Downtime Bakery started as a weekend pop-up in 2019. By 2023, it had a storefront and a line that wrapped the block. The line was for sourdough and croissants. The room was for after. People bought a loaf, sat down, didn't leave. That pattern repeated enough that the owner, Alex Bois, stopped calling it a bakery with seating. It was a bakery with a living room.
The model is older than it looks. Cafes in Copenhagen have been doing this for a decade. Tokyo kissaten have been doing it for fifty years. But most U.S. bakeries still think in terms of counter + two-top + expedite. Downtime added a third layer: stay as long as you want, no minimum spend after the first purchase. That's the detail that changes the room. A cafe with free refills becomes a place people treat as theirs.

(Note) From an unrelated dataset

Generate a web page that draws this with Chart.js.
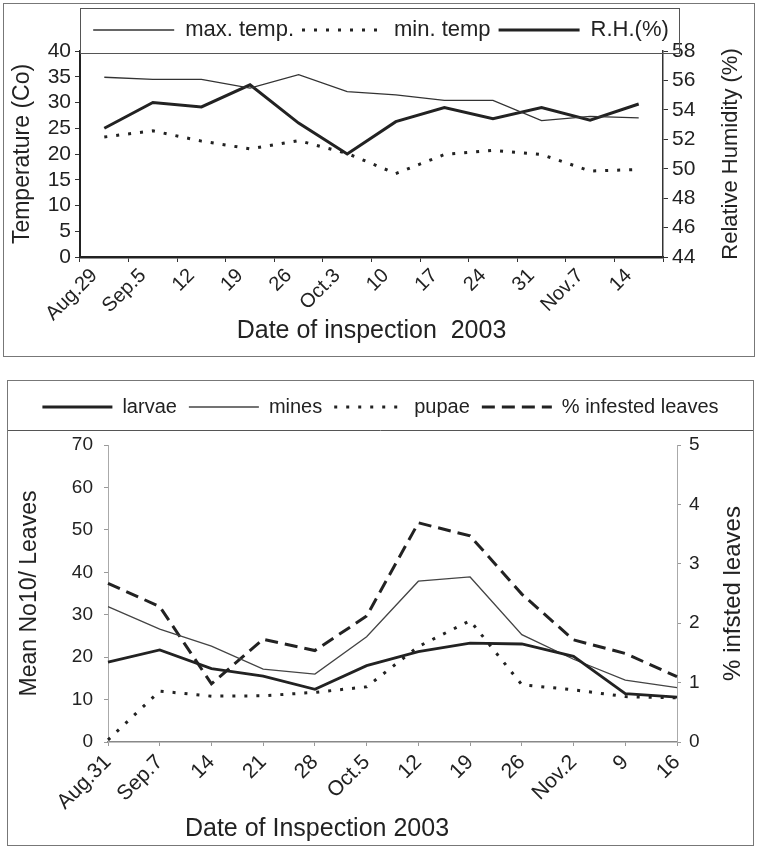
<!DOCTYPE html>
<html>
<head>
<meta charset="utf-8">
<script src="https://cdn.jsdelivr.net/npm/chart.js@4.4.1/dist/chart.umd.min.js"></script>
<style>
  html, body { margin: 0; padding: 0; background: #fff; }
  body { width: 760px; height: 855px; position: relative; overflow: hidden; }
  .box { position: absolute; border: 1px solid #777; box-sizing: border-box; }
  #box1 { left: 3px; top: 3px; width: 752px; height: 354px; }
  #box2 { left: 7px; top: 380px; width: 747px; height: 466px; }
  canvas { display: block; }
</style>
</head>
<body>
<div class="box" id="box1"><canvas id="climateChart" width="750" height="352"></canvas></div>
<div class="box" id="box2"><canvas id="pestChart" width="745" height="464"></canvas></div>
<script>
// Datos del grafico de clima (arriba)
const climateDates = ['Aug.29', 'Sep.5', '12', '19', '26', 'Oct.3', '10', '17', '24', '31', 'Nov.7', '14'];
const maxTemp = [34.9, 34.5, 34.5, 32.8, 35.4, 32.1, 31.5, 30.4, 30.4, 26.5, 27.3, 27.0];
const minTemp = [23.3, 24.5, 22.5, 21.0, 22.6, 20.1, 16.2, 19.9, 20.7, 19.9, 16.7, 17.0];
const relHumidity = [52.75, 54.5, 54.2, 55.7, 53.1, 51.0, 53.2, 54.15, 53.4, 54.15, 53.3, 54.4];

// Datos del grafico de plaga (abajo)
const pestDates = ['Aug.31', 'Sep.7', '14', '21', '28', 'Oct.5', '12', '19', '26', 'Nov.2', '9', '16'];
const larvae = [18.8, 21.7, 17.3, 15.5, 12.4, 18.0, 21.3, 23.3, 23.1, 20.2, 11.4, 10.6];
const mines = [31.9, 26.6, 22.6, 17.2, 16.0, 24.8, 37.9, 38.9, 25.3, 19.5, 14.6, 12.8];
const pupae = [0.5, 12.0, 10.8, 10.9, 11.7, 13.0, 22.5, 28.6, 13.5, 12.3, 10.7, 10.4];
const infested = [2.67, 2.28, 0.98, 1.73, 1.54, 2.12, 3.69, 3.47, 2.49, 1.72, 1.49, 1.10];

const FONT = "'Liberation Sans', Arial, sans-serif";
const INK = '#222';
Chart.defaults.font.family = FONT;
Chart.defaults.color = INK;

// Marco de la leyenda
const legendFrame = {
  id: 'legendFrame',
  afterDraw(chart, args, opts) {
    const { ctx, chartArea, legend } = chart;
    ctx.save();
    ctx.strokeStyle = '#555';
    ctx.lineWidth = 1;
    if (opts.mode === 'box') {
      const top = legend.top - 3;
      ctx.strokeRect(chartArea.left + 0.5, top + 0.5,
        chartArea.right - chartArea.left + 16, chartArea.top + 2 - top);
    } else {
      const y = Math.round(legend.bottom + 3) + 0.5;
      ctx.beginPath();
      ctx.moveTo(0, y);
      ctx.lineTo(chart.width, y);
      ctx.stroke();
    }
    ctx.restore();
  }
};

// Titulos extra (eje derecho de abajo hacia arriba, eje x desplazado)
const extraTitles = {
  id: 'extraTitles',
  afterDraw(chart, args, opts) {
    const ctx = chart.ctx;
    const area = chart.chartArea;
    ctx.save();
    ctx.fillStyle = INK;
    ctx.textAlign = 'center';
    ctx.textBaseline = 'middle';
    if (opts.right) {
      const s = chart.scales.y1;
      ctx.font = opts.right.size + 'px ' + FONT;
      ctx.translate(s.right - opts.right.inset, (area.top + area.bottom) / 2);
      ctx.rotate(-Math.PI / 2);
      ctx.fillText(opts.right.text, 0, 0);
      ctx.setTransform(1, 0, 0, 1, 0, 0);
    }
    if (opts.bottom) {
      ctx.font = opts.bottom.size + 'px ' + FONT;
      ctx.fillText(opts.bottom.text, area.left + opts.bottom.dx, chart.height - opts.bottom.up);
    }
    ctx.restore();
  }
};

// Leyenda con el mismo trazo (punteado, discontinuo) que cada serie
function lineLegendItems(chart) {
  return chart.data.datasets.map((ds, i) => ({
    text: ds.label,
    fillStyle: 'transparent',
    strokeStyle: ds.borderColor,
    lineWidth: ds.borderWidth,
    lineDash: ds.borderDash,
    lineCap: 'butt',
    pointStyle: 'line',
    fontColor: INK,
    hidden: false,
    datasetIndex: i
  }));
}

function lineSet(label, data, width, dash, axis, color) {
  return {
    label: label,
    data: data,
    borderColor: color || INK,
    backgroundColor: 'transparent',
    borderWidth: width,
    borderDash: dash,
    borderCapStyle: 'butt',
    pointRadius: 0,
    fill: false,
    tension: 0,
    yAxisID: axis
  };
}

// Grafico de temperatura y humedad
new Chart(document.getElementById('climateChart'), {
  type: 'line',
  data: {
    labels: climateDates,
    datasets: [
      lineSet('max. temp.', maxTemp, 1.3, [], 'y', '#333'),
      lineSet('min. temp', minTemp, 3, [3, 9], 'y'),
      lineSet('R.H.(%)', relHumidity, 3, [], 'y1')
    ]
  },
  options: {
    responsive: false,
    animation: false,
    events: [],
    layout: { padding: { top: 7, left: 4, right: 0, bottom: 1 } },
    plugins: {
      tooltip: { enabled: false },
      legend: {
        position: 'top',
        labels: {
          usePointStyle: true,
          pointStyle: 'line',
          pointStyleWidth: 81,
          padding: 8,
          color: INK,
          font: { size: 22 },
          generateLabels: lineLegendItems
        }
      },
      legendFrame: { mode: 'box' },
      extraTitles: { right: { text: 'Relative Humidity (%)', size: 22, inset: 23 } }
    },
    scales: {
      x: {
        offset: true,
        grid: { offset: true, drawOnChartArea: false, tickLength: 5, color: '#333' },
        border: { color: INK, width: 2.5 },
        ticks: { autoSkip: false, minRotation: 45, maxRotation: 45, labelOffset: -10, padding: 2, font: { size: 20 }, color: INK },
        title: { display: true, text: 'Date of inspection  2003', font: { size: 25 }, color: INK, padding: { top: 0, bottom: 9 } },
        afterFit(s) { s.height = 98; }
      },
      y: {
        position: 'left',
        min: 0, max: 40,
        ticks: { stepSize: 5, autoSkip: false, padding: 4, font: { size: 21 }, color: INK },
        grid: { drawOnChartArea: false, tickLength: 5, color: '#333' },
        border: { color: INK, width: 2 },
        title: { display: true, text: 'Temperature (Co)', font: { size: 23 }, color: INK, padding: { top: 1, bottom: 0 } },
        afterFit(s) { s.width = 72; }
      },
      y1: {
        position: 'right',
        min: 44, max: 58,
        ticks: { stepSize: 2, autoSkip: false, padding: 4, font: { size: 21 }, color: INK },
        grid: { drawOnChartArea: false, tickLength: 5, color: '#333' },
        border: { color: '#333', width: 1.5 },
        afterFit(s) { s.width = 91; }
      }
    }
  },
  plugins: [legendFrame, extraTitles]
});

// Grafico de larvas, minas, pupas y hojas infestadas
new Chart(document.getElementById('pestChart'), {
  type: 'line',
  data: {
    labels: pestDates,
    datasets: [
      lineSet('larvae', larvae, 2.8, [], 'y'),
      lineSet('mines', mines, 1.3, [], 'y', '#444'),
      lineSet('pupae', pupae, 3, [3, 9], 'y'),
      lineSet('% infested leaves', infested, 3, [13, 7], 'y1')
    ]
  },
  options: {
    responsive: false,
    animation: false,
    events: [],
    layout: { padding: { top: 4, left: 0, right: 0, bottom: 0 } },
    plugins: {
      tooltip: { enabled: false },
      legend: {
        position: 'top',
        labels: {
          usePointStyle: true,
          pointStyle: 'line',
          pointStyleWidth: 70,
          padding: 12,
          color: INK,
          font: { size: 20 },
          generateLabels: lineLegendItems
        }
      },
      // espacio vacio entre la leyenda y el area del grafico
      subtitle: { display: true, text: ' ', weight: 500, font: { size: 1 }, padding: { top: 0, bottom: 16.8 } },
      legendFrame: { mode: 'line' },
      extraTitles: {
        right: { text: '% infsted leaves', size: 24, inset: 20 },
        bottom: { text: 'Date of Inspection 2003', size: 25, dx: 209, up: 16 }
      }
    },
    scales: {
      x: {
        offset: false,
        grid: { drawOnChartArea: false, tickLength: 4, color: '#999' },
        border: { color: '#888', width: 1.5 },
        ticks: { autoSkip: false, minRotation: 45, maxRotation: 45, padding: 4, font: { size: 21 }, color: INK },
        afterFit(s) { s.height = 103; }
      },
      y: {
        position: 'left',
        min: 0, max: 70,
        ticks: { stepSize: 10, autoSkip: false, padding: 11, font: { size: 19 }, color: INK },
        grid: { drawOnChartArea: false, tickLength: 4, color: '#999' },
        border: { color: '#aaa', width: 1 },
        title: { display: true, text: 'Mean No10/ Leaves', font: { size: 23 }, color: INK, padding: { top: 8, bottom: 0 } },
        afterFit(s) { s.width = 100; }
      },
      y1: {
        position: 'right',
        min: 0, max: 5,
        ticks: { stepSize: 1, autoSkip: false, padding: 8, font: { size: 19 }, color: INK },
        grid: { drawOnChartArea: false, tickLength: 4, color: '#999' },
        border: { color: '#aaa', width: 1 },
        afterFit(s) { s.width = 76; }
      }
    }
  },
  plugins: [legendFrame, extraTitles]
});
</script>
</body>
</html>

Bois built the community by not calling it a community. No mission statement, no house rules posted, no "we believe in" copy on the website. Just a couch, a stack of zines, and a policy that you could sit there all day if you wanted. The regulars showed up because the room didn't ask them to perform anything. It was a bakery that happened to have a couch, not a coworking space that happened to sell bread.
The piece that makes this work: the room is profitable because it doesn't try to extract per-minute value. One croissant buys you four hours. That math only works if the croissant is $6 and people keep coming back. Downtime's regulars spend $40 a week, not $6 once. The room is the loss leader that pays for itself in frequency.
Most bakeries would call this inefficient. Downtime calls it the reason people walk past three other bakeries to get there.